------ Input rows ------

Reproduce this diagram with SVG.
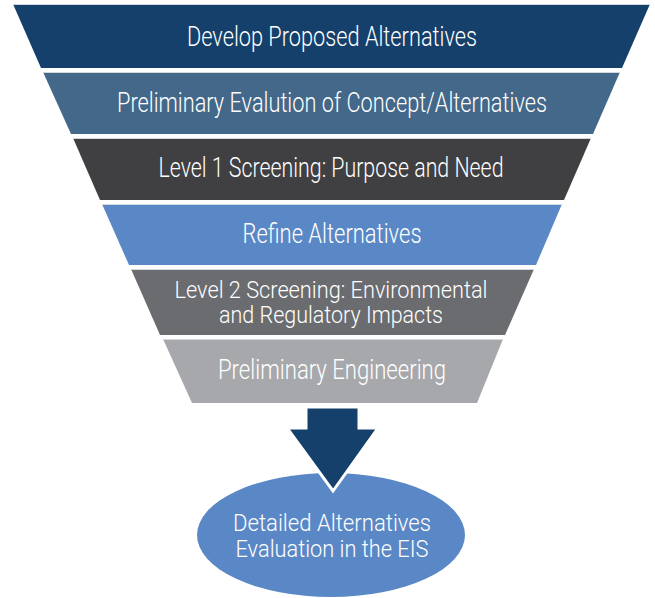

------
------ Input rows ------

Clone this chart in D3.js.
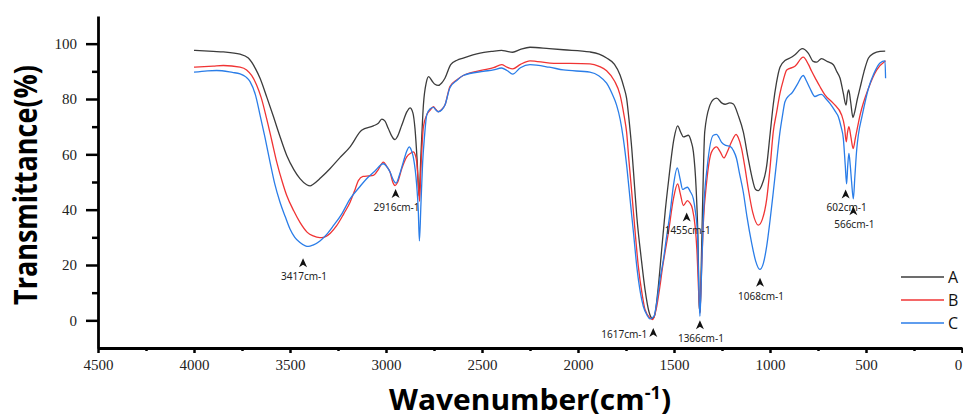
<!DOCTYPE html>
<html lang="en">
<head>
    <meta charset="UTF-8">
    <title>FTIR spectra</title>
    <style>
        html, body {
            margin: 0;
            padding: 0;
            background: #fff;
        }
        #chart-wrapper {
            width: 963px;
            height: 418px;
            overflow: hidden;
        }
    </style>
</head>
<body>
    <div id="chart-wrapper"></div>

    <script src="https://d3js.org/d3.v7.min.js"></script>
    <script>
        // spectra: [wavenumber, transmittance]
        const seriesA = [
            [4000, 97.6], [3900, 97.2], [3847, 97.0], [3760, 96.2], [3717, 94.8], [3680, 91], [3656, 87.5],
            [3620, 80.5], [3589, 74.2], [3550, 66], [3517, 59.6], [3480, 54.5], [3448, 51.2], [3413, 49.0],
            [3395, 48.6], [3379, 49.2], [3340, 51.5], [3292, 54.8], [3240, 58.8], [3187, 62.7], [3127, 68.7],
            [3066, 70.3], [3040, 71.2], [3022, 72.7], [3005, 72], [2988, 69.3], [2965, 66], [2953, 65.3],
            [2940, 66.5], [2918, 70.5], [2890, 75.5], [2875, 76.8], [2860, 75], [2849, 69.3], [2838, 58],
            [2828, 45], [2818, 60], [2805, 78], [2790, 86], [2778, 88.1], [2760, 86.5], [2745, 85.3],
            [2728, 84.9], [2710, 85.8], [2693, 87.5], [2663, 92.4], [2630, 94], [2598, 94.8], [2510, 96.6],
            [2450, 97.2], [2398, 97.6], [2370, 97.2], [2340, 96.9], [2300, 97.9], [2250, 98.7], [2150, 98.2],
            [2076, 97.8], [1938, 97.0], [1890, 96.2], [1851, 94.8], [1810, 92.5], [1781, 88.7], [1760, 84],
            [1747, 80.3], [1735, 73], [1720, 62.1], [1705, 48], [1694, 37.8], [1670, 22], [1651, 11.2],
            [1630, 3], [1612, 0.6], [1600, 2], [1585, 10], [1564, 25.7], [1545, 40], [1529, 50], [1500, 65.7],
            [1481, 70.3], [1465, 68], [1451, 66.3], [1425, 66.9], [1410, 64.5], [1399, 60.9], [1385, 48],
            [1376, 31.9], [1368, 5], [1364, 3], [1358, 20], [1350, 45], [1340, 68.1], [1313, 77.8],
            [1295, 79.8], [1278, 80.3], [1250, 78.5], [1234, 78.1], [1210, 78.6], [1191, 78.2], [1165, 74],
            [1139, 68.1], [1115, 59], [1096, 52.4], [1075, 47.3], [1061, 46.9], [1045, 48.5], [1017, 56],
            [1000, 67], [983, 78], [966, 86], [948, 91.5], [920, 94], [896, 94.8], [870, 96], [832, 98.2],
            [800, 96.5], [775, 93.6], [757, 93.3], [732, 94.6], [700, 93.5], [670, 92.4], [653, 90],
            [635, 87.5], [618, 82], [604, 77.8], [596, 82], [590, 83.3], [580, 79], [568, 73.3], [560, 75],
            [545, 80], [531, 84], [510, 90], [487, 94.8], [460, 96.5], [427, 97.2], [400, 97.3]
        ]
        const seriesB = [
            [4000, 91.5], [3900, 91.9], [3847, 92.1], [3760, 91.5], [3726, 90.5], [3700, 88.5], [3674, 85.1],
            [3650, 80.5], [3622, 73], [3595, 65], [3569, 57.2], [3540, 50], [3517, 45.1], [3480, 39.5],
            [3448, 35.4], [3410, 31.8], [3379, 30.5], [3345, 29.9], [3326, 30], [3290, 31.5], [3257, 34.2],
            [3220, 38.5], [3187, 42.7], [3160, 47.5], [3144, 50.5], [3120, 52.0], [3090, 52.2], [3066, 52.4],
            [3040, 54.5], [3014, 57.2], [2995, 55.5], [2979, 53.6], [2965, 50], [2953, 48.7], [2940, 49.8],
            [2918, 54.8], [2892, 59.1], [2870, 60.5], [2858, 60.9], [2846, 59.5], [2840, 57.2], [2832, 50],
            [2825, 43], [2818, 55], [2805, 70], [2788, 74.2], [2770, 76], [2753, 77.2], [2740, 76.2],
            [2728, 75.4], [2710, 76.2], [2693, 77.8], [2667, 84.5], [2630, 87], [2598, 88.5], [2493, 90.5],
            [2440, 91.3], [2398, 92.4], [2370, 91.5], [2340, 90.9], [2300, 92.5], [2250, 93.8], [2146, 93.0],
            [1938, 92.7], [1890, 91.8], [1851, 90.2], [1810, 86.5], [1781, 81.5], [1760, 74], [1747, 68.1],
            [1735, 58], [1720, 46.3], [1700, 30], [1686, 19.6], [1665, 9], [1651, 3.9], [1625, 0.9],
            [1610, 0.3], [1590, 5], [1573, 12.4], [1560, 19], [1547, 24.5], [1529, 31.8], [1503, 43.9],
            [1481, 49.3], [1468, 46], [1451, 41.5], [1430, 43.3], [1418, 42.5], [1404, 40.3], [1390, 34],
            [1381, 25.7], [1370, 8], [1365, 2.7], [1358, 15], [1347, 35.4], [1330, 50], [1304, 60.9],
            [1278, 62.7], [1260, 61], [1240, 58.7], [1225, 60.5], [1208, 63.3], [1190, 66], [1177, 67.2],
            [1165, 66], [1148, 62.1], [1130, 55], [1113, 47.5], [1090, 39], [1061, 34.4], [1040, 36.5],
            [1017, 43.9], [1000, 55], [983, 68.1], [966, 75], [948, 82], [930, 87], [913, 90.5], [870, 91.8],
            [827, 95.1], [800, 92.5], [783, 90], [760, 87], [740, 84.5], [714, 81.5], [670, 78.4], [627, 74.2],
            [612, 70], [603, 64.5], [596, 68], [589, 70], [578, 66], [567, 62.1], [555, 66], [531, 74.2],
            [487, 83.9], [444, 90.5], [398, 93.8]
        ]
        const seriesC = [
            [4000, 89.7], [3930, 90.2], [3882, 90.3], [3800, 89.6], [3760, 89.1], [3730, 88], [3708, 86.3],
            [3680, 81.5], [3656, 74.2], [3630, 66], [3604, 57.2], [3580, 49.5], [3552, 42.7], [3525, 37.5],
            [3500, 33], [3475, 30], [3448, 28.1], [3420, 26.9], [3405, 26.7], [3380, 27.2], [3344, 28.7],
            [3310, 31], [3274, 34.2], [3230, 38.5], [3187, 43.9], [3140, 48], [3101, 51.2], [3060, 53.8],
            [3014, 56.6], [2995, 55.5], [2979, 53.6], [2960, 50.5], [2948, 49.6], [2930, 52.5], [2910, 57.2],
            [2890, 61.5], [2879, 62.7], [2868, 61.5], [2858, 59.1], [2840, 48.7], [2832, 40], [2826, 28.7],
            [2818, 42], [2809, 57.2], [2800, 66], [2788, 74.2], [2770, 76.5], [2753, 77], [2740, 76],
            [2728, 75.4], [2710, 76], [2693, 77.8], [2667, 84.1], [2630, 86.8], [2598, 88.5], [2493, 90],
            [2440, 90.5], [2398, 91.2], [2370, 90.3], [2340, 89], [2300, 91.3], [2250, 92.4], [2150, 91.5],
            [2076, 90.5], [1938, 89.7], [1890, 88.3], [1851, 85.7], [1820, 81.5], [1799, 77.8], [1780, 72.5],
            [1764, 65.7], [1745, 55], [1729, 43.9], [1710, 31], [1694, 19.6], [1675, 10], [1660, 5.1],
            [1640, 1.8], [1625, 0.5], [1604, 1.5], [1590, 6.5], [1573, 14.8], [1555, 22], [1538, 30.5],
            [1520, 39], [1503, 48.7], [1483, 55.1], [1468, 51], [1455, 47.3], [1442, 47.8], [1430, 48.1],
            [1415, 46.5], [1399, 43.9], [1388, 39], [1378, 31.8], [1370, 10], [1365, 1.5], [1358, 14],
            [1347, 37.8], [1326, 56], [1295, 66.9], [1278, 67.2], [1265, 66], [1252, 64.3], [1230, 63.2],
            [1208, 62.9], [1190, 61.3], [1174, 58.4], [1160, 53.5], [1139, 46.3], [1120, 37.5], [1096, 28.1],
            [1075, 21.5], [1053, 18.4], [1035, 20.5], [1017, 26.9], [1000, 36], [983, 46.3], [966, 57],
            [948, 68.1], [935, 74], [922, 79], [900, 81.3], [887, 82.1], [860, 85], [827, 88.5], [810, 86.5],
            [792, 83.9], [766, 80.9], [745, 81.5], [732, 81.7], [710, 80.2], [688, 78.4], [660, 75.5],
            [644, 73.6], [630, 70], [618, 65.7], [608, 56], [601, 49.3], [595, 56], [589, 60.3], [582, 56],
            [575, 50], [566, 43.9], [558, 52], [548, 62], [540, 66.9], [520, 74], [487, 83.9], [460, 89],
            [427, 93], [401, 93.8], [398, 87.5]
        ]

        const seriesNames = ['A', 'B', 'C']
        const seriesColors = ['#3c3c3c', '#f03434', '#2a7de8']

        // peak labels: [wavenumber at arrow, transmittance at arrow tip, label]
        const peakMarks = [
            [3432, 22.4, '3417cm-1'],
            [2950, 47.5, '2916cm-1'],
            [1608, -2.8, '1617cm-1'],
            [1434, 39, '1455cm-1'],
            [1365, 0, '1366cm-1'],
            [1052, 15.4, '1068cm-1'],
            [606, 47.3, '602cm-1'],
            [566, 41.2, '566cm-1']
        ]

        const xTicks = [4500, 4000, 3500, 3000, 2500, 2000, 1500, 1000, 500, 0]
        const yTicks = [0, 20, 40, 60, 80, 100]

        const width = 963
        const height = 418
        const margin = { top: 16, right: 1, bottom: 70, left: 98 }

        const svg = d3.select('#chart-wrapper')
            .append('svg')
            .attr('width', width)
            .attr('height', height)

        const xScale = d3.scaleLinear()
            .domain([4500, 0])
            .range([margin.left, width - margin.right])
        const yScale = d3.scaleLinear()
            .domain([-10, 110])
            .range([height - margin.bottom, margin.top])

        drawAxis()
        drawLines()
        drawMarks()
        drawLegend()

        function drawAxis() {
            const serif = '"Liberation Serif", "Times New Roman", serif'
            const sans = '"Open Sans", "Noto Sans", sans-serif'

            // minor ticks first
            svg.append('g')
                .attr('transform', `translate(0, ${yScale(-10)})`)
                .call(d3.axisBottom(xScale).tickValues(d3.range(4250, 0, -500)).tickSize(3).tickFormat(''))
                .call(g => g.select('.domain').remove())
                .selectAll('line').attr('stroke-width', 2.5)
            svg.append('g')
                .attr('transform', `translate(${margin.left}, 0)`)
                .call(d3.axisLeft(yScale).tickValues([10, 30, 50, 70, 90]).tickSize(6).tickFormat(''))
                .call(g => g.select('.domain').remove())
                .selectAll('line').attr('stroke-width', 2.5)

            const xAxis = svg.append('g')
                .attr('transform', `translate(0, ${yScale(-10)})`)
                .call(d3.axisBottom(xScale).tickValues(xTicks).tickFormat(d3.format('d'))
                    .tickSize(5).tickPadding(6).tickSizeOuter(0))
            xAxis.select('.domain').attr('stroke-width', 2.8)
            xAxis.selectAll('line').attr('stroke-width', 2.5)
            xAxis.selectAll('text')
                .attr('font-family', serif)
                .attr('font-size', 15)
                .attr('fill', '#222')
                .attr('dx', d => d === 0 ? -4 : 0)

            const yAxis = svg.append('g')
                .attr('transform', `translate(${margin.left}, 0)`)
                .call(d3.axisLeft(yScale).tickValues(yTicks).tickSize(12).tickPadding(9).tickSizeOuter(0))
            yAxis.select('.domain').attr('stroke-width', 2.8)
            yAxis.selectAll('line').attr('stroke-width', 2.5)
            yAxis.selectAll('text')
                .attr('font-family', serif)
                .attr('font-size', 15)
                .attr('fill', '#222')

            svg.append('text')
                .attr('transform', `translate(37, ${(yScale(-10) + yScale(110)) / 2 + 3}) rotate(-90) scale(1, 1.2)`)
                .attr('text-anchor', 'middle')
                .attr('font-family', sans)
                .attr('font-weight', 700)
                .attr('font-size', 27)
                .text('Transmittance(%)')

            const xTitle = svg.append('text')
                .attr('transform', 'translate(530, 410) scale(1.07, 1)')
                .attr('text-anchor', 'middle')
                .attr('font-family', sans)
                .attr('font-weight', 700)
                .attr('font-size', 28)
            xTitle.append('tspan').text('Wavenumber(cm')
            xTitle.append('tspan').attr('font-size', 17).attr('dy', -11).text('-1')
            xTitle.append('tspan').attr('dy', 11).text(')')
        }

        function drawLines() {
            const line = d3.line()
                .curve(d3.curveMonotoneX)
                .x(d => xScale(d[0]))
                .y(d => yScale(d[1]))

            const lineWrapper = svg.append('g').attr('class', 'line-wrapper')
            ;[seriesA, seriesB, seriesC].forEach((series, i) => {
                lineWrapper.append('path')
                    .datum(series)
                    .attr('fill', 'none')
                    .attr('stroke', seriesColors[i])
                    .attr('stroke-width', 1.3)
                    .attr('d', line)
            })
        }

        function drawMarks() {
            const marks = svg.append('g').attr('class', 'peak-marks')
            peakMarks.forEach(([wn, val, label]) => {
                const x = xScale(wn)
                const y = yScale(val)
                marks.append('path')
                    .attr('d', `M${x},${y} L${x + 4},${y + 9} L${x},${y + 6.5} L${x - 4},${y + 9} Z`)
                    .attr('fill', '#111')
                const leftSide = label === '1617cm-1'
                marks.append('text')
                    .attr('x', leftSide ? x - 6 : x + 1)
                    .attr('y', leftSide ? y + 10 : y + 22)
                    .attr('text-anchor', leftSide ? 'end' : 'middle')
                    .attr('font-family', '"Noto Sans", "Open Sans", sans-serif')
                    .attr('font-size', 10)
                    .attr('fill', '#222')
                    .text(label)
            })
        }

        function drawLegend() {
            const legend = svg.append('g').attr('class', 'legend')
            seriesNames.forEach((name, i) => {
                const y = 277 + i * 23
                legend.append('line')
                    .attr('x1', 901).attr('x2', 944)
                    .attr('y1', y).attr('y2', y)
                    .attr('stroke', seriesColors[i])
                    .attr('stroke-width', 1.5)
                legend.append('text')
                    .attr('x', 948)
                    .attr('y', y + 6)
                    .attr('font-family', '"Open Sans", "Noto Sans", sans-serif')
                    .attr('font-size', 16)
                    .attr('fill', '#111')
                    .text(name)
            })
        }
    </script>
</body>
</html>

------

▶ Exercise goal
Copy each line of the listing that contains the string "this".

▶ Written reply
Reproduce this diagram with SVG.
Clone this chart in D3.js.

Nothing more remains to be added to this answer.